Q: What do you bring to a song?
A: A fresh perspective. I bring fresh blood. I have often made the mistake of believing only in myself and forgetting the goal which is the success of the music. There are very often stories of ego (I do not really know how to express it in English) but having a new person involved in a project, without all the background and only focused on music can be a huge time saver
Q: What other musicians or music production professionals inspire you?
A: Nigel Godrich; Andy Wallace; Scott Litt; Andrew Scheps...

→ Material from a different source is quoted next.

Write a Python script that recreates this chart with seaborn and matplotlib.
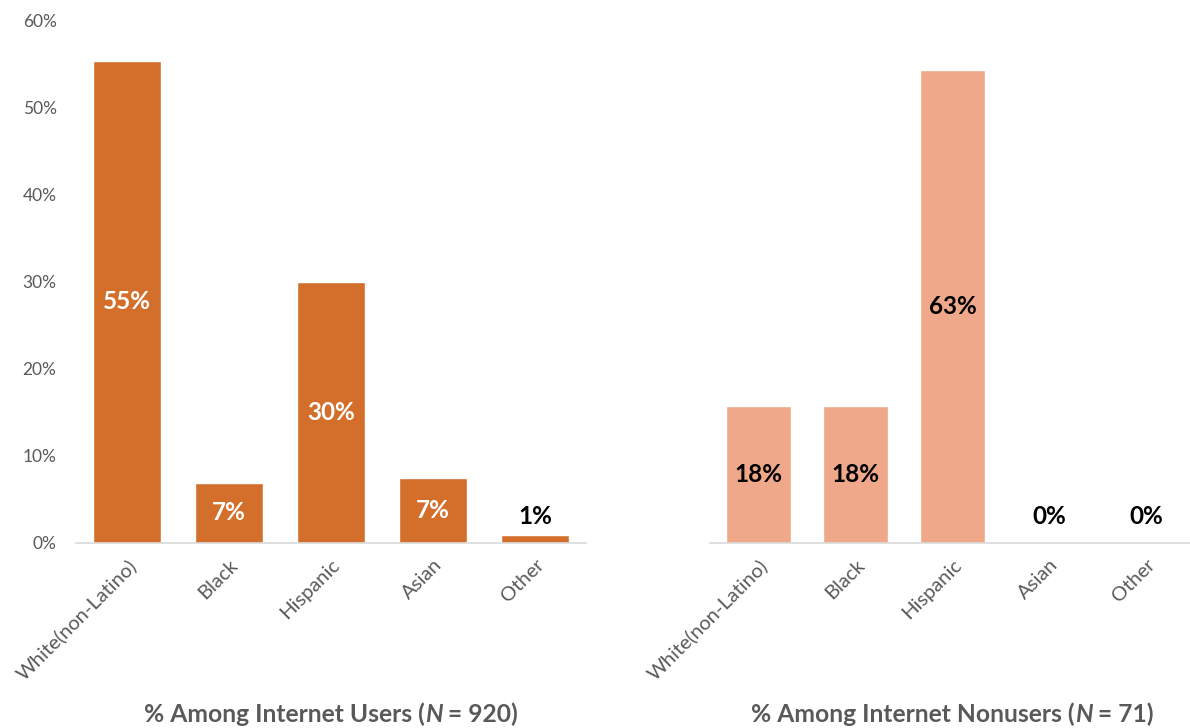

Q: What's your typical work process?
A: Most important : I take break every 30 minutes... It is keeping the tracks in memory but you have always fresh perspective when you start again. I carefully listen to the song. But I listen without any limitation, any bias, the same kind of listening that one could have when we were child. First impressions are decisive and I write everything on paper. This first memory will always be with me throughout all the work process. I also try to determine the 2 essential elements of the songs, it's one of my rules and this process allows me to be extremely focused on what matters. Very often the artist thinks that nothing should be sacrificed, that everything is important (this is partly true) but I must have another philosophy and another point of view. Finally I arrive on a much more technical listening that allows me to determine the problems, if any, and to have a strategy, a car driving in some way during mixing or mastering. After all this phase approach, I use templates, No rules but I use a method, I am very organised because at this time this is the moment to work very quickly, with impulse, with enthusiasm and I force myself to justify each of my choices and all my moves.
Q: What's the biggest misconception about what you do?
A: Mixing can be fix bad recording. Mastering can be fix a bad mix.
Q: What questions do you ask prospective clients?
A: What is your goal? Also, I would love to know the Artists references and the songs they love. It is very important to know what they love.
Q: If you were on a desert island and could take just 5 pieces of gear, what would they be?
A: No gear, it can't help without electricity. Maybe a guitare and 3 sets of strings and a "caipirinha".